═══ MATERIAL TO PROCESS
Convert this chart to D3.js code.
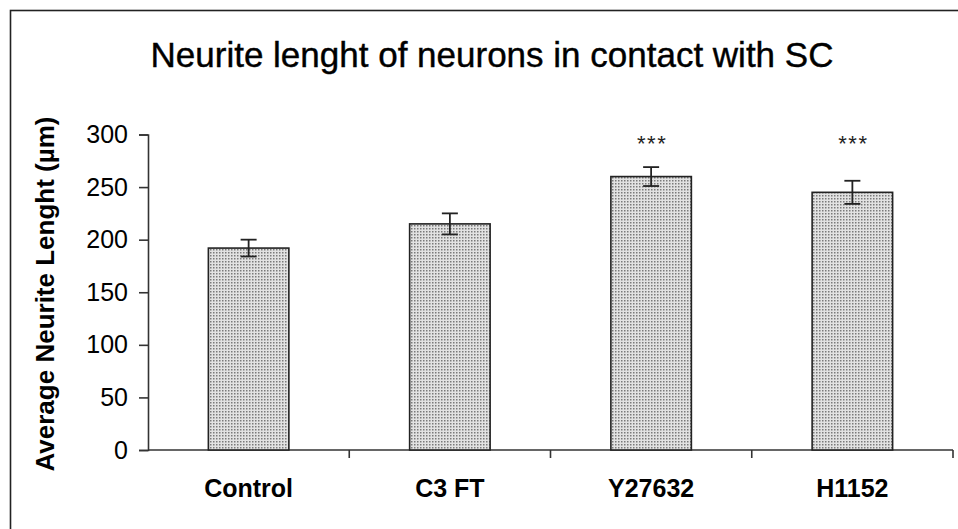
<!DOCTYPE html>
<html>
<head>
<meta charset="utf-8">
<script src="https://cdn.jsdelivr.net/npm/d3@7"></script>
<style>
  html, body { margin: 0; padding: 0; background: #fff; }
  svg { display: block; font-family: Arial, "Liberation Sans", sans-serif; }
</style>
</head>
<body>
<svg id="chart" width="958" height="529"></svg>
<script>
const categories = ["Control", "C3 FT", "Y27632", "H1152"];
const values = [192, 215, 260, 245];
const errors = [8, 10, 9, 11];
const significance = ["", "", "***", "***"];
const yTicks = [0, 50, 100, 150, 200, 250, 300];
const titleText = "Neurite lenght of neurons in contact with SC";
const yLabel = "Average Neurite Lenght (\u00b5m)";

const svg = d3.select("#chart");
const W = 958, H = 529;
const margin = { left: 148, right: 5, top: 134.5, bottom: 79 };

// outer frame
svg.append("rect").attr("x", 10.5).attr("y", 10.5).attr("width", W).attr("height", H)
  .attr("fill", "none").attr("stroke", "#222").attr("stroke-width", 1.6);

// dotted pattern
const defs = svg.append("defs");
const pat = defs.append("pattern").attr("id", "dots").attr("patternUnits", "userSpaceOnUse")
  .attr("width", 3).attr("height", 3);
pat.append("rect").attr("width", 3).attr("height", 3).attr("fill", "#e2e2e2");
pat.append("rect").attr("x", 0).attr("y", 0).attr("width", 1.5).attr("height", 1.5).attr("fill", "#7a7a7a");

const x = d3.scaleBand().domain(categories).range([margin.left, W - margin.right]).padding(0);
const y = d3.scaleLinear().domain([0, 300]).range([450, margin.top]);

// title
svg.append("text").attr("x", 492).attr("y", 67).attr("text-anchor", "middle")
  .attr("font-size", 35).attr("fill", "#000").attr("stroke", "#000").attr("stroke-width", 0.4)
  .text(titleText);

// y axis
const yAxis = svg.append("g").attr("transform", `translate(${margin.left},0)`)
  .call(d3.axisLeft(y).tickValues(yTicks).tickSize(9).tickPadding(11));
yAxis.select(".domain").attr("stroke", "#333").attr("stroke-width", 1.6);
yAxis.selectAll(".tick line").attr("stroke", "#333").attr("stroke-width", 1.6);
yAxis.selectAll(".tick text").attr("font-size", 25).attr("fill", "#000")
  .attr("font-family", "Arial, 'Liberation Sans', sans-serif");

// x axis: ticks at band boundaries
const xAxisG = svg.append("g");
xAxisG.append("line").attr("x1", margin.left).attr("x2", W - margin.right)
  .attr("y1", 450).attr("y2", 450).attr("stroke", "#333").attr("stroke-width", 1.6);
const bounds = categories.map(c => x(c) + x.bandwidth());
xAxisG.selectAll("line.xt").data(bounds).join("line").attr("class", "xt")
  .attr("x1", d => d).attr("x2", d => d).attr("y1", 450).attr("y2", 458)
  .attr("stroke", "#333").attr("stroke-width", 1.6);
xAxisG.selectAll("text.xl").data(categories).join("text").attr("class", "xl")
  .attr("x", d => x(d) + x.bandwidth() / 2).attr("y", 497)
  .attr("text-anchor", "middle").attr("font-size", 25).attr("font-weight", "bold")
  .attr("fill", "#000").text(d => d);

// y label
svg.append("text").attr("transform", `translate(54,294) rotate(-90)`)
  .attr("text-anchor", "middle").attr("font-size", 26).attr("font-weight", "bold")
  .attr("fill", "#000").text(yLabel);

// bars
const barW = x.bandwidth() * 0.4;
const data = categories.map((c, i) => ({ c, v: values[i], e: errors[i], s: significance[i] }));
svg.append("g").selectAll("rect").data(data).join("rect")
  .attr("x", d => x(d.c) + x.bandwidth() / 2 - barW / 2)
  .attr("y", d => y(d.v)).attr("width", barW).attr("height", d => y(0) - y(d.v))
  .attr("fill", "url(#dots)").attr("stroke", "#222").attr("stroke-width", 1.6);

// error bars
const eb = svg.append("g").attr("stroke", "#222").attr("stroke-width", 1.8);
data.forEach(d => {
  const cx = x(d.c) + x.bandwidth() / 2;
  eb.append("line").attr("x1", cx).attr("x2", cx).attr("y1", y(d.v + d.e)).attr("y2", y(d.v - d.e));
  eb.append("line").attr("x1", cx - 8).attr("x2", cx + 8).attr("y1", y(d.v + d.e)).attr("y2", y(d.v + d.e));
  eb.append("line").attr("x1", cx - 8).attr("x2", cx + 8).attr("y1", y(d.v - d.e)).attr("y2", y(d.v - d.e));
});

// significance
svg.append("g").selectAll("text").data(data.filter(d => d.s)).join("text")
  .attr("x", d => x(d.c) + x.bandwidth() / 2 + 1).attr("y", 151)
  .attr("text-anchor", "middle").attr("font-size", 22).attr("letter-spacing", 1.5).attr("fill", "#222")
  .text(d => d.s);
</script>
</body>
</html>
══════
═══ MATERIAL TO PROCESS
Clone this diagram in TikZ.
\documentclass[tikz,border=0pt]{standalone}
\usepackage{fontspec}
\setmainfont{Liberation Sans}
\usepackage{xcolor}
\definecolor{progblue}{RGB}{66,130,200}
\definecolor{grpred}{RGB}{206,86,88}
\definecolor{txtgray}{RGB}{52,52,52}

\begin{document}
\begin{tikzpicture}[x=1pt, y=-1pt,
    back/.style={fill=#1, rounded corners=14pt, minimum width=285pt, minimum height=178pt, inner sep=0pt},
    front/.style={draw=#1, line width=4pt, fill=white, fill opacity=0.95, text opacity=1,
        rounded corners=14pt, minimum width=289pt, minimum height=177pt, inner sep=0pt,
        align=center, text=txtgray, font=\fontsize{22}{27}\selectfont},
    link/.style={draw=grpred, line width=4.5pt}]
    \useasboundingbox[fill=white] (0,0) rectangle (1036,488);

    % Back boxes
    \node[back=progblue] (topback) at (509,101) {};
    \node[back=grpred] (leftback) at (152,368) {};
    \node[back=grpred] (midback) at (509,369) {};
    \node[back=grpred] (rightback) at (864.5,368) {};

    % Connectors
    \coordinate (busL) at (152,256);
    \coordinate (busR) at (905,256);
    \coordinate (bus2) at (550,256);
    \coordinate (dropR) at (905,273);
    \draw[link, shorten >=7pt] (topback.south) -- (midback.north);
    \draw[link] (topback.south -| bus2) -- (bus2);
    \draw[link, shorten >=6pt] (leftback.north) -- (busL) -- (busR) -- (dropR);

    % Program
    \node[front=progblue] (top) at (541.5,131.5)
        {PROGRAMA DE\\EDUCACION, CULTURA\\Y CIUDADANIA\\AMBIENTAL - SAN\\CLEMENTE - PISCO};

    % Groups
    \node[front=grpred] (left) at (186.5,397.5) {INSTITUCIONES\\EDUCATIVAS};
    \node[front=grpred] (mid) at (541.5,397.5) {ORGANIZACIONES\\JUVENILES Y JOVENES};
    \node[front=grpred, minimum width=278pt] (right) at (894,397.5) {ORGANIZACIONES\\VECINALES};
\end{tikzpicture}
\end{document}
══════
═══ MATERIAL TO PROCESS
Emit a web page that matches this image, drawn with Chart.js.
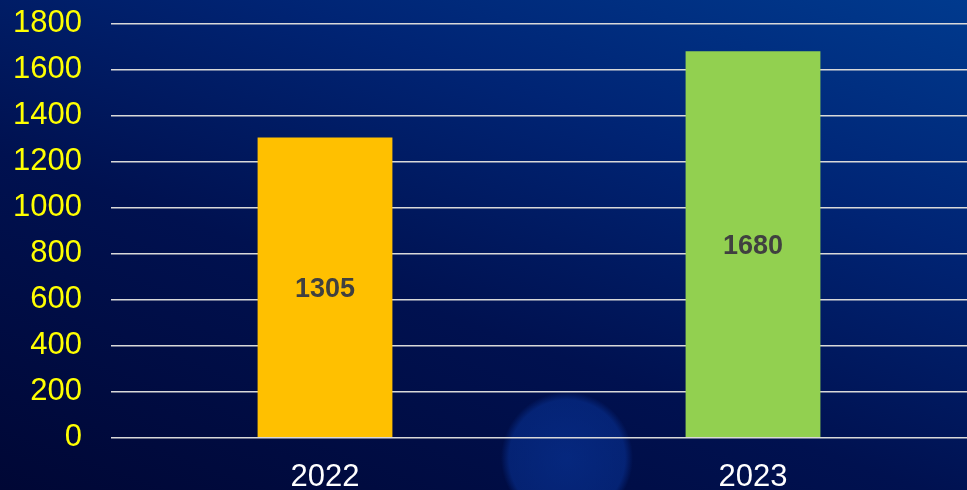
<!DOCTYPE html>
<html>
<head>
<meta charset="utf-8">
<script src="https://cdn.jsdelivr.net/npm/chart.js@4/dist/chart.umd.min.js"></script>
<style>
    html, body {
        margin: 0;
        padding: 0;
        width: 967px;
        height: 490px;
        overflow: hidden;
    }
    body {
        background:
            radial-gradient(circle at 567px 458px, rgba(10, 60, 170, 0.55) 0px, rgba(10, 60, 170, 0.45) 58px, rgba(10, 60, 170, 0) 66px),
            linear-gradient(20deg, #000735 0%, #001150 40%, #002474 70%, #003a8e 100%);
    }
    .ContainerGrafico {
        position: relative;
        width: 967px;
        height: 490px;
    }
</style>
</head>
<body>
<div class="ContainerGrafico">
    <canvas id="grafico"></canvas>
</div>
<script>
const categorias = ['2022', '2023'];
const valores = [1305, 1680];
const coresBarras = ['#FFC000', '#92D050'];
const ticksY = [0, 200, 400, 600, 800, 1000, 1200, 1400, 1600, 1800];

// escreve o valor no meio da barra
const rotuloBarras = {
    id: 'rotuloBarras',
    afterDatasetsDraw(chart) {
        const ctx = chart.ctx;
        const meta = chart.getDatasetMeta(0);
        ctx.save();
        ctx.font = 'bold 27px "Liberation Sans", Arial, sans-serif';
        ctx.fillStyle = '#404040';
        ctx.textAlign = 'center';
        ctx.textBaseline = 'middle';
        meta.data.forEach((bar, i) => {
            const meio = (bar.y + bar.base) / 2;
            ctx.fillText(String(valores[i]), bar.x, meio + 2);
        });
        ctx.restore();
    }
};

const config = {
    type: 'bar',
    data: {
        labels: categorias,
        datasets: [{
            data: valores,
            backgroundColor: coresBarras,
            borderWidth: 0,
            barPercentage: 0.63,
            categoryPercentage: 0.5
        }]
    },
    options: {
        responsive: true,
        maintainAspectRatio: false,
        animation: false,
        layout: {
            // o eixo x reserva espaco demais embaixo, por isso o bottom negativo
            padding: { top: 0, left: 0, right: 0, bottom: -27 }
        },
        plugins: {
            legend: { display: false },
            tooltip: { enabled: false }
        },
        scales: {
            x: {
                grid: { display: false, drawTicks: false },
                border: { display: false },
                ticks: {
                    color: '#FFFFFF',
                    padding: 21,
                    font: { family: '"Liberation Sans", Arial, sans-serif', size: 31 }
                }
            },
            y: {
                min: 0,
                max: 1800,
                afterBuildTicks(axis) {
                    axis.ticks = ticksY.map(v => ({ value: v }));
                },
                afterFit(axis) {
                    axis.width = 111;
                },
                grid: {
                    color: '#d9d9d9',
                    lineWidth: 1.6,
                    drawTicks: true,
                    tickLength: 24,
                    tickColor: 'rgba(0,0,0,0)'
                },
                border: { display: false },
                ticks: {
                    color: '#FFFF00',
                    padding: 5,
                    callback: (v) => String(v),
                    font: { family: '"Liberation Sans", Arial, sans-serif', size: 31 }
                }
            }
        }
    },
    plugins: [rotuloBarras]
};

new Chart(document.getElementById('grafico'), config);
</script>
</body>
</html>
══════
▶ **TASK DETAILS**
Isolate the lines that hold the word "this" and copy all of them.

▶ **RESPONSE**
Convert this chart to D3.js code.
Clone this diagram in TikZ.
Emit a web page that matches this image, drawn with Chart.js.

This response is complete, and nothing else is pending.